Since 1954 when some of the authority for investigating dumping cases was given to the ITC, 170 cases have been completed, 117 of which have occurred in the past 10 years. The country with the most dumping complaints against it is Japan with 52, followed by Canada with 38. More than half of the dumping complaints against Japan have been made since 1973.

The companies filing the complaints must first file them with the ITC and the Commerce Department. The case goes back and forth between the ITC, which preliminarily and finally determines injury, and Commerce, which decides whether the products were introduced at prices below their fair value and assesses dumping duties.

These often lengthy battles are fought not with bullets and bombardiers but with battalions of lawbooks and lawyers bludgeoning each other with facts, figures and finesse.

For example, in the 1971 dispute over ice cream sandwich wafers, which the U.S. companies claimed were being dumped here by the Canadians, the Americans introduced facts such as: "It is undisputed that ice cream sandwich wafers have no close substitutes," and, "An ice cream sandwich manufacturer does not switch to Ritz crackers or chocolate chip cookies" when economic conditions change.

On the other hand, these cases also involve sensitive relations between nations although decisions are supposed to be based solely on the facts and not foreign policy or politics.

For example, during recent filings by American firms in the 1975 Polish golf cart case, lawyers introduced a letter from Assistant Treasury Secretary Gerald L. Parsky to the Polish vice minister of foreign trade and shipping that the U.S. government officials "understand your concern over the antidumping case involving golf carts from Poland and are sympathetic. We too hope that a mutually acceptable solution to this case will be forthcoming. . . . Let me again assure you, however, that the U.S. antidumping statute is applied in a nondiscriminatory manner with every care given to ensuring due process to all parties concerned and that we will make every effort to reach an acceptable solution in this case. We attach a great importance to the continued expansion of U.S.-Polish economic relations."

The Poles have asked for a review of the 1975 dumping decision against them, claiming that circumstances have changed and the U.S. firms oppose it.

While trade experts are speculating that a trade war may result from the ITC's ruling in the steel case, the countries involved are prohibited from retaliating in dumping cases under the General Agreement on Tariffs and Trade.

While foreign producers may not retaliate officially, they may claim that the antidumping action was illegal or the decision-making by the U.S. agencies was faulty and then turn around and impose trade actions on our exports of soybeans and textiles, Greenwald said. The United States is big in soybean exports, he added.

One government official recalled the Great Chicken War, which didn't start from a dumping dispute, but is illustrative of what can happen. When Europeans removed certain tariff concessions from imported U.S. frozen chickens the United States, in return, removed concessions from imported European brandy and Volkswagen cars, the official said. "Enormous amounts of money were involved," he said.

Some of the dumping cases begin when economic conditions change here and abroad. For example, traditionally, when the economic climate worsens here, U.S. firms seek more protection, trade experts said.
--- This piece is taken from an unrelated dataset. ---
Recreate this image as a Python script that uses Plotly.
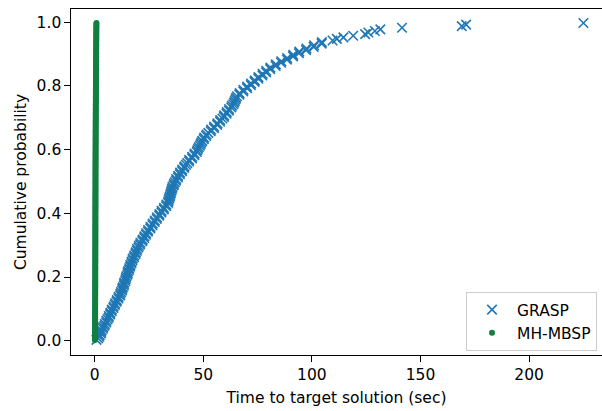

When other markets are closed to foreign producers, they often seek out Americans, some domestic producers claim.

The Bartlett pear affair is a good example. U.S. canned Bartlett pear producers claimed in 1971 that the Australians were dumping their pears on East Coast markets because the United Kingdom, with which it did most of its pear trade, increased its tariffs on Australian pears from 0.0 to 24 percent when it joined the European Economic Community.

But the Australians claimed their pears were cheaper because they were inferior to those grown here and the Americans were suffering not from their product but from competition from canned cling peaches.

But the domestic pears won against their foreign peers when a pair of ITC commissioners voted for them, a pair against them and a pair abstained.